The Times‘ blistering report, which was published earlier on Thursday, claimed Weinstein has been accused of sexually harassing women in the film industry for nearly three decades and that he has reached legal settlements between $80,000 and $150,000 with at least eight women. The investigation was documented through “interviews with current and former employees and film industry workers, as well as legal records, emails and internal documents from the businesses he has run, Miramax and The Weinstein Company.”

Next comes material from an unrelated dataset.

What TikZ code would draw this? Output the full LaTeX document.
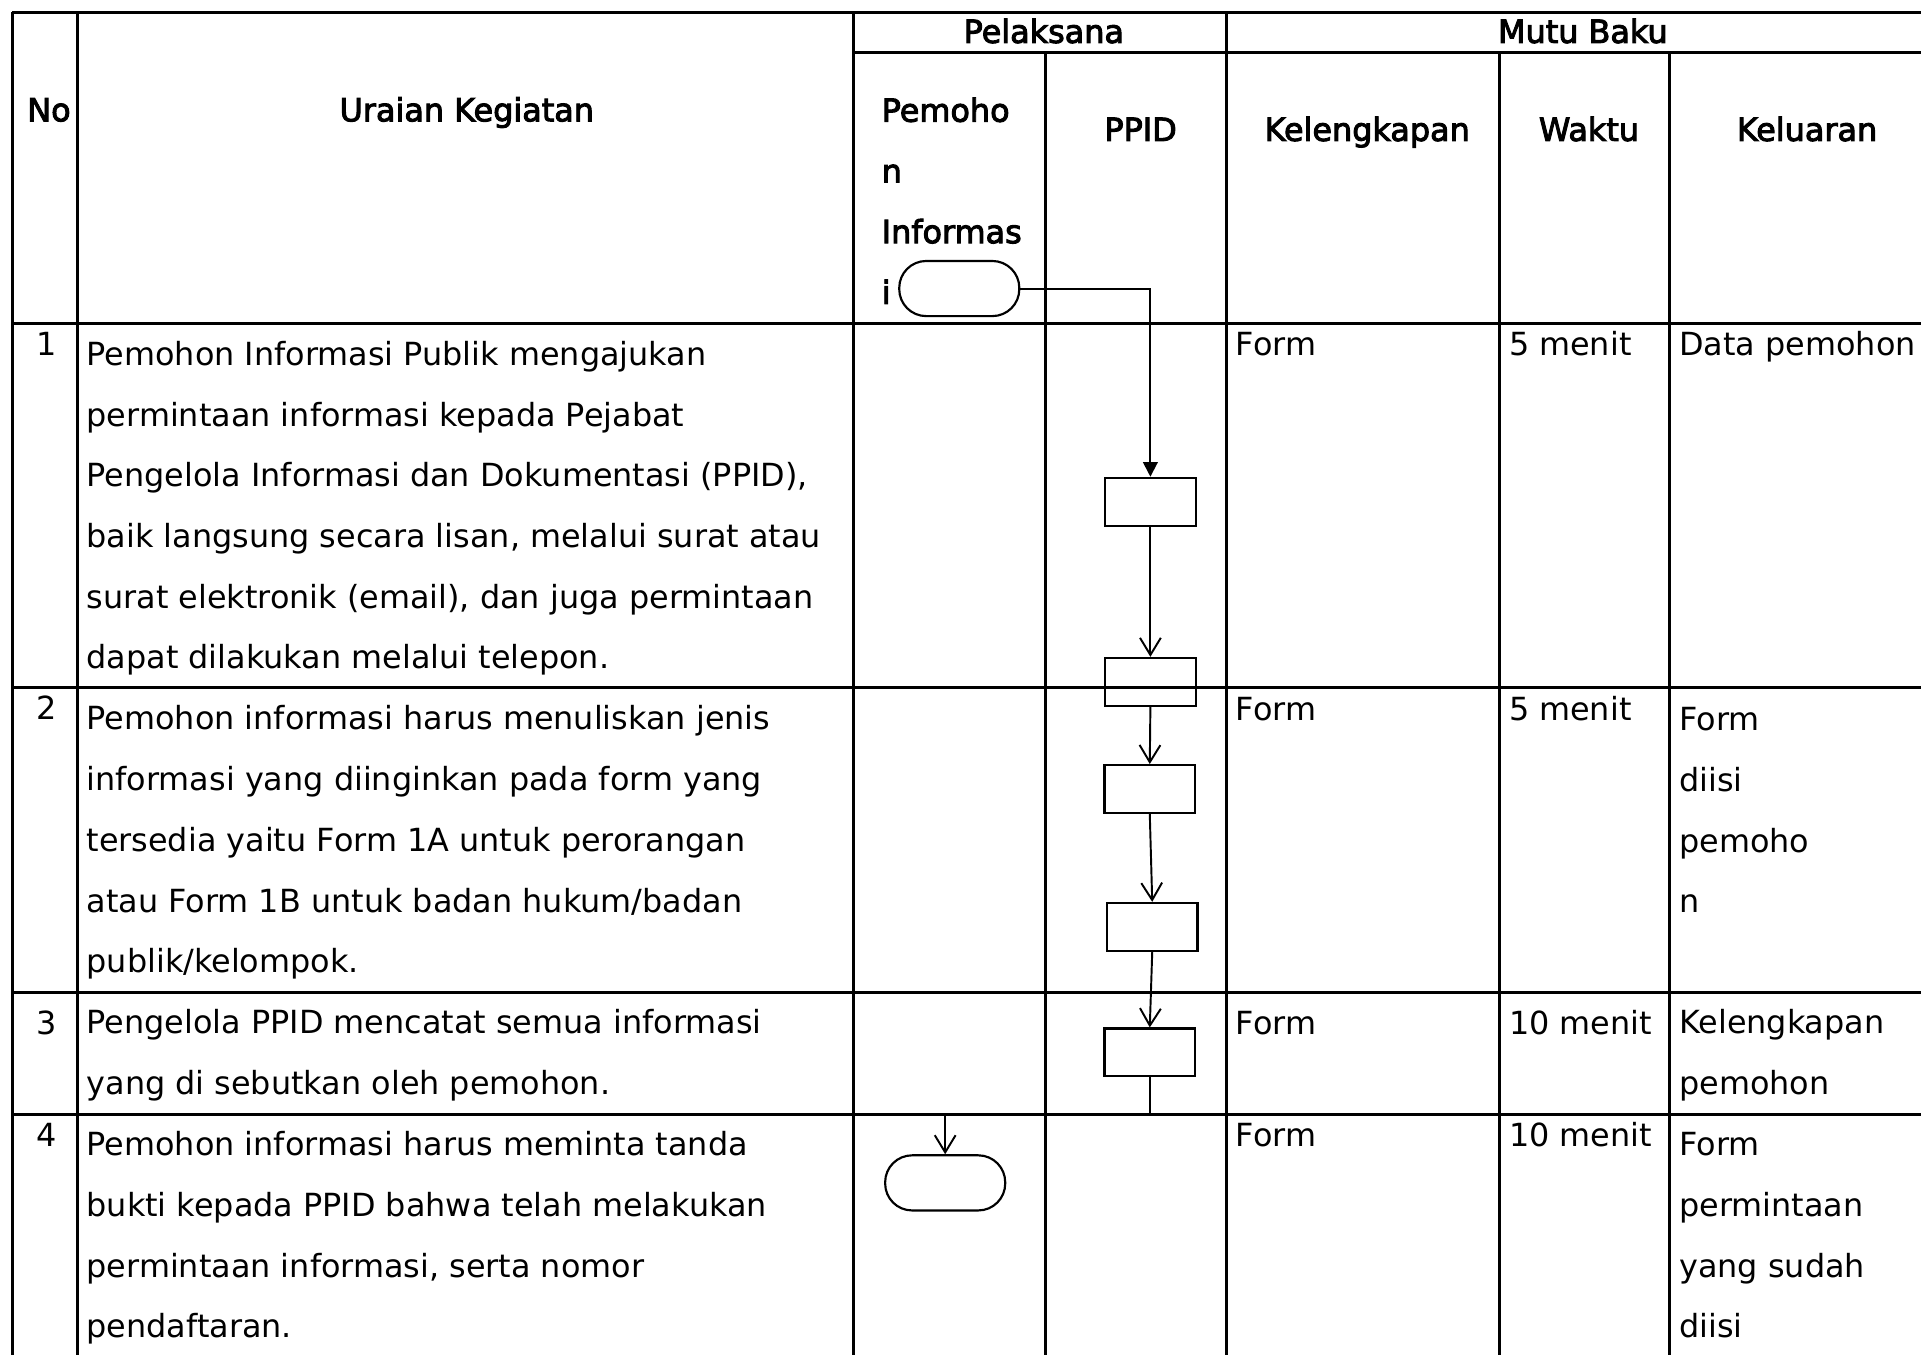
\documentclass[tikz,border=0pt]{standalone}
\usepackage{fontspec}
\setmainfont{DejaVu Sans}
\newfontfamily\tebal{DejaVu Sans}[FakeBold=3]
\usepackage{tikz}
\usetikzlibrary{arrows.meta}
\definecolor{garis}{HTML}{000000}
\tikzset{
  tabel/.style={draw=garis, line width=0.7pt},
  alur/.style={draw=garis, line width=0.45pt},
  kotak/.style={draw=garis, line width=0.5pt, minimum width=7.4mm, minimum height=3.9mm, inner sep=0pt},
  terminal/.style={kotak, rounded corners=2.2mm, minimum width=9.8mm, minimum height=4.5mm},
  panah/.style={alur, -{Straight Barb[length=1.4mm,width=1.7mm]}},
  panahpenuh/.style={alur, -{Triangle[length=1.2mm,width=1.2mm]}},
  judul/.style={font=\fontsize{7.4}{14.1}\selectfont\tebal, anchor=base, inner sep=0pt},
  isi/.style={font=\fontsize{7.4}{14.1}\selectfont, anchor=base west, inner sep=0pt, align=left},
  nomor/.style={font=\fontsize{7.4}{14.1}\selectfont, anchor=base, inner sep=0pt}
}

\begin{document}
\begin{tikzpicture}[x=0.1mm, y=-0.1mm]
  \useasboundingbox (0,0) rectangle (1568,1106);

  \draw[tabel] (10,10) -- (1568,10);
  \draw[tabel] (697,43) -- (1568,43);
  \draw[tabel] (10,264) -- (1568,264);
  \draw[tabel] (10,561) -- (1568,561);
  \draw[tabel] (10,810) -- (1568,810);
  \draw[tabel] (10,910) -- (1568,910);
  \draw[tabel] (10,10) -- (10,1106);
  \draw[tabel] (63,10) -- (63,1106);
  \draw[tabel] (697,10) -- (697,1106);
  \draw[tabel] (853,43) -- (853,1106);
  \draw[tabel] (1001,10) -- (1001,1106);
  \draw[tabel] (1224,43) -- (1224,1106);
  \draw[tabel] (1363,43) -- (1363,1106);

  % multi-line nodes sit on the baseline of their last line
  \node[judul] (no) at (40,99) {No};
  \node[judul] (uraian) at (381,99) {Uraian Kegiatan};
  \node[judul] (pelaksana) at (852,35) {Pelaksana};
  \node[judul] (mutu) at (1292,35) {Mutu Baku};
  \node[judul, anchor=base west, align=left] (pemohon) at (719,248) {Pemoho\\n\\Informas\\i};
  \node[judul] (ppid) at (931,115) {PPID};
  \node[judul] (kelengkapan) at (1116,115) {Kelengkapan};
  \node[judul] (waktu) at (1297,115) {Waktu};
  \node[judul] (keluaran) at (1475,115) {Keluaran};

  \node[nomor] (n1) at (38,290) {1};
  \node[isi] (u1) at (70,546) {Pemohon Informasi Publik mengajukan\\permintaan informasi kepada Pejabat\\Pengelola Informasi dan Dokumentasi (PPID),\\baik langsung secara lisan, melalui surat atau\\surat elektronik (email), dan juga permintaan\\dapat dilakukan melalui telepon.};
  \node[isi] (f1) at (1008,290) {Form};
  \node[isi] (w1) at (1231,290) {5 menit};
  \node[isi] (k1txt) at (1370,290) {Data pemohon};

  \node[nomor] (n2) at (38,587) {2};
  \node[isi] (u2) at (70,794) {Pemohon informasi harus menuliskan jenis\\informasi yang diinginkan pada form yang\\tersedia yaitu Form 1A untuk perorangan\\atau Form 1B untuk badan hukum/badan\\publik/kelompok.};
  \node[isi] (f2) at (1008,588) {Form};
  \node[isi] (w2) at (1231,588) {5 menit};
  \node[isi] (k2txt) at (1370,745) {Form\\diisi\\pemoho\\n};

  \node[nomor] (n3) at (38,844) {3};
  \node[isi] (u3) at (70,893) {Pengelola PPID mencatat semua informasi\\yang di sebutkan oleh pemohon.};
  \node[isi] (f3) at (1008,844) {Form};
  \node[isi] (w3) at (1231,844) {10 menit};
  \node[isi] (k3txt) at (1370,893) {Kelengkapan\\pemohon};

  \node[nomor] (n4) at (38,936) {4};
  \node[isi] (u4) at (70,1092) {Pemohon informasi harus meminta tanda\\bukti kepada PPID bahwa telah melakukan\\permintaan informasi, serta nomor\\pendaftaran.};
  \node[isi] (f4) at (1008,936) {Form};
  \node[isi] (w4) at (1231,936) {10 menit};
  \node[isi] (k4txt) at (1370,1092) {Form\\permintaan\\yang sudah\\diisi};

  \node[terminal] (mulai) at (783,235.5) {};
  \node[kotak] (s1) at (939,409.5) {};
  \node[kotak] (s2) at (939,556.5) {};
  \node[kotak] (s3) at (938.5,644) {};
  \node[kotak] (s4) at (940.5,756.5) {};
  \node[kotak] (s5) at (938.5,859) {};
  \node[terminal] (selesai) at (771.5,965.5) {};
  \coordinate (belok) at (0,910);

  \draw[panahpenuh] (mulai.east) -| (s1.north);
  \draw[panah] (s1.south) -- (s2.north);
  \draw[panah] (s2.south) -- (s3.north);
  \draw[panah] (s3.south) -- (s4.north);
  \draw[panah] (s4.south) -- (s5.north);
  \draw[panah] (s5.south) |- (selesai.north |- belok) -- (selesai.north);
\end{tikzpicture}
\end{document}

Ashley Judd spoke on the record to the newspaper, claiming that the Shakespeare in Love producer summoned her to his room at the Peninsula Beverly Hills hotel two decades ago and greeted her in a bathrobe. He then allegedly asked if he could give the actress, now 49, a massage or if she wanted to watch him take a shower. “How do I get out of the room as fast as possible without alienating Harvey Weinstein?” she recalled thinking.
The accusations were made as recently as 2015, when Weinstein allegedly badgered a female assistant into giving him a massage while he was naked, leaving her “crying and distraught,” according to Lauren O’Connor, a colleague who described the alleged encounter in a memo to the Times.
Bloom said in a statement to the paper that her client “denies many of the accusations as patently false.” He and his representatives declined to comment on the reported settlements.